Click here to join the webinar event on 3/17. No pre-registration required!
Note: we are now hosting on Zoom webinars. You will be prompted to enter a first name and email upon joining. You may then see a window reading "waiting for host to start webinar," but sit tight--you will be admitted as soon as we begin broadcasting live! You will be able to submit questions using the Q&A feature.
About the book: Phosphorus has played a critical role in some of the most lethal substances on earth: firebombs, rat poison, nerve gas. But it's also the key component of one of the most vital: fertilizer, which has sustained life for billions of people. In this major work of explanatory science and environmental journalism, Pulitzer Prize finalist Dan Egan investigates the past, present, and future of what has been called "the oil of our time."

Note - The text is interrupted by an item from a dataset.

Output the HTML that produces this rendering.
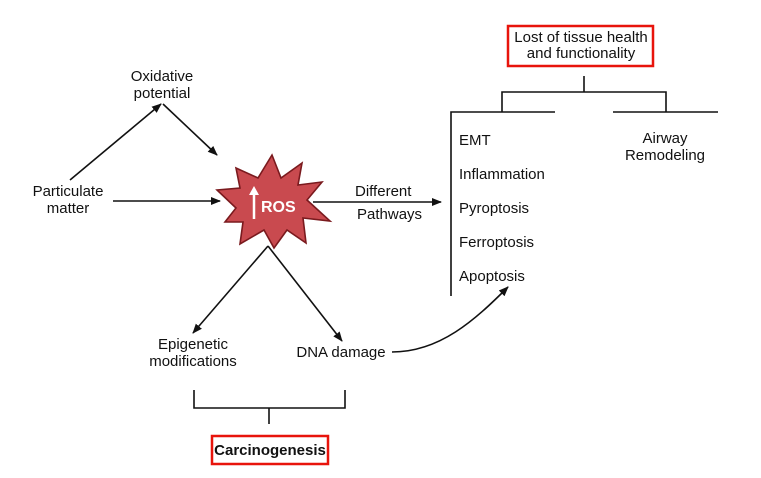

The story of phosphorus spans the globe and vast tracts of human history. First discovered in a seventeenth-century alchemy lab in Hamburg, it soon became a highly sought-after resource. The race to mine phosphorus took people from the battlefields of Waterloo, which were looted for the bones of fallen soldiers, to the fabled guano islands off Peru, the Bone Valley of Florida, and the sand dunes of the Western Sahara. Over the past century, phosphorus has made farming vastly more productive, feeding the enormous increase in the human population. Yet, as Egan harrowingly reports, our overreliance on this vital crop nutrient is today causing toxic algae blooms and "dead zones" in waterways from the coasts of Florida to the Mississippi River basin to the Great Lakes and beyond. Egan also explores the alarming reality that diminishing access to phosphorus poses a threat to the food system worldwide--which risks rising conflict and even war.
With The Devil's Element, Egan has written an essential and eye-opening account that urges us to pay attention to one of the most perilous but little-known environmental issues of our time.
Dan Egan is the author of New York Times bestseller The Death and Life of the Great Lakes. A two-time finalist for the Pulitzer Prize and winner of the Los Angeles Times Book Prize, he lives in Milwaukee, Wisconsin, with his wife and children.